** start **

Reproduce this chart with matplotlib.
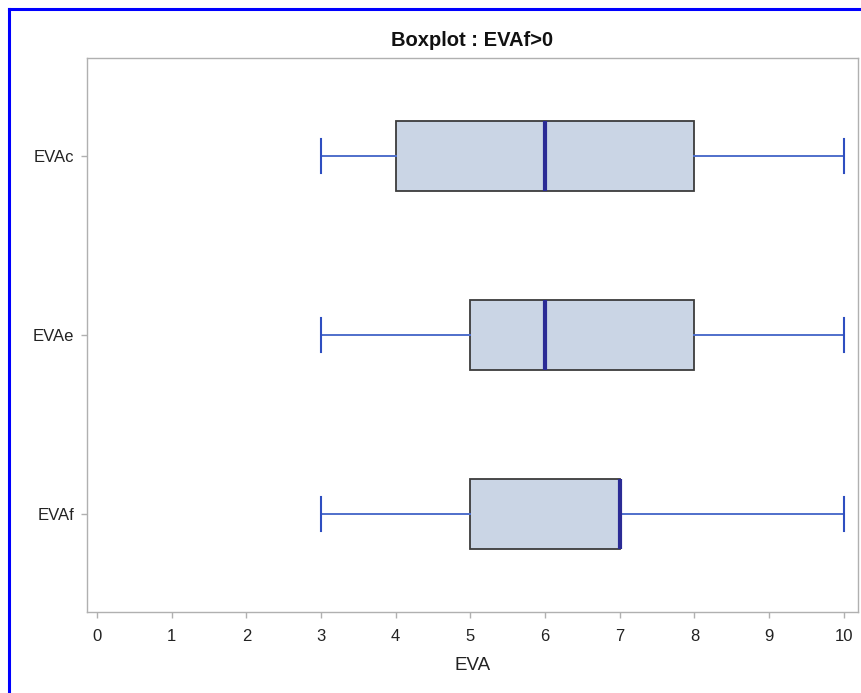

** end **
** start **

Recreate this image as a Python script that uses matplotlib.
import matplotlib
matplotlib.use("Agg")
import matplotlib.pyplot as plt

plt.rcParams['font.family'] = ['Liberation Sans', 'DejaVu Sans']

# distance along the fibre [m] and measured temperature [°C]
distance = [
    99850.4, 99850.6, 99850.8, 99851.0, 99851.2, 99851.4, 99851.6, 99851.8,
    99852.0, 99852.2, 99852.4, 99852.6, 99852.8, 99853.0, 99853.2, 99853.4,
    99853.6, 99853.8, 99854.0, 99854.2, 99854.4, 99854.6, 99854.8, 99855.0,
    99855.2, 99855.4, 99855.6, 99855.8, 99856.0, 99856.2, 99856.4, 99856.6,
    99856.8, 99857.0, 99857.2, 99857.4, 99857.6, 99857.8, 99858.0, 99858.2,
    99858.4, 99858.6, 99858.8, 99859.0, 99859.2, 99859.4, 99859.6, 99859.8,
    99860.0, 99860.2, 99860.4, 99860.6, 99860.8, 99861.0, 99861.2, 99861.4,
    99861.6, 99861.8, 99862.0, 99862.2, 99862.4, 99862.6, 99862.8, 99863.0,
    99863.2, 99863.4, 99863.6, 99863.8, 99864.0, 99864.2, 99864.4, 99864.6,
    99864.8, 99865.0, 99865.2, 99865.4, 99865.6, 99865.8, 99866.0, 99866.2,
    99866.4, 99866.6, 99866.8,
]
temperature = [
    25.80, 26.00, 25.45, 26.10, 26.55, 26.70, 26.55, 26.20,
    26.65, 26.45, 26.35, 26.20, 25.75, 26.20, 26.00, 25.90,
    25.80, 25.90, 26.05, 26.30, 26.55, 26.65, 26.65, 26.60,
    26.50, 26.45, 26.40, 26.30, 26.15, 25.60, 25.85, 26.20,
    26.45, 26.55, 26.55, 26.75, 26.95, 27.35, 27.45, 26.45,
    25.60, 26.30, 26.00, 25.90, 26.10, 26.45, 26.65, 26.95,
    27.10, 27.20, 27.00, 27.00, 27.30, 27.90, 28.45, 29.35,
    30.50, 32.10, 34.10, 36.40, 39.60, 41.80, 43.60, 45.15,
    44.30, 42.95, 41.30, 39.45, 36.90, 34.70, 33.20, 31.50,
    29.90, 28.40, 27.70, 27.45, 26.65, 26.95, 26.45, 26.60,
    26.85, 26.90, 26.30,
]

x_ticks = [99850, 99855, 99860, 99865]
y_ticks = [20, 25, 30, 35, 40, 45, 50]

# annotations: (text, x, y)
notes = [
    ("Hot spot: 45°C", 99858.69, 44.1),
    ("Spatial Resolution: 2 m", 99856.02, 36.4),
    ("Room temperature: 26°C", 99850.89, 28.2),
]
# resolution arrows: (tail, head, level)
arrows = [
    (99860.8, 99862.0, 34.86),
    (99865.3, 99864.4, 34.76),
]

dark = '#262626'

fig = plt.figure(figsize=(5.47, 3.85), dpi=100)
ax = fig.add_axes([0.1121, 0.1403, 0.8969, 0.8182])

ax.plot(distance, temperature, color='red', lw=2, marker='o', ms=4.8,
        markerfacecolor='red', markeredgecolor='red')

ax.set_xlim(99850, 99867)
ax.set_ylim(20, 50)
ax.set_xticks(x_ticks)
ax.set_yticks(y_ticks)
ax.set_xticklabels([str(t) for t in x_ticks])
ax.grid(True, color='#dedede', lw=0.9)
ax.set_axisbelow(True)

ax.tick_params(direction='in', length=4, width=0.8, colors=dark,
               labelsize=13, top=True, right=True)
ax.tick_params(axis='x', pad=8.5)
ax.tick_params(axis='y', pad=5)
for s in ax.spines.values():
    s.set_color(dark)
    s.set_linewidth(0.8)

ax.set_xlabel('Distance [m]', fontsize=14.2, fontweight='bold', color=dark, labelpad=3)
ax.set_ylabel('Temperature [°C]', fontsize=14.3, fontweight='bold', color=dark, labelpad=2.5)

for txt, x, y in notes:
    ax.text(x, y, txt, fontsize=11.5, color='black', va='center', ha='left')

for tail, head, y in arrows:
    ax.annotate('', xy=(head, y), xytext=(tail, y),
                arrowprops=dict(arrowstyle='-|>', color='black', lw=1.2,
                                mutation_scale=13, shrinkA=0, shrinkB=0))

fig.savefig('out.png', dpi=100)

** end **

§ **Work to do**
Where a line in the material above holds "matplotlib", copy that line.

§ **Answer**
Reproduce this chart with matplotlib.
Recreate this image as a Python script that uses matplotlib.
import matplotlib
matplotlib.use("Agg")
import matplotlib.pyplot as plt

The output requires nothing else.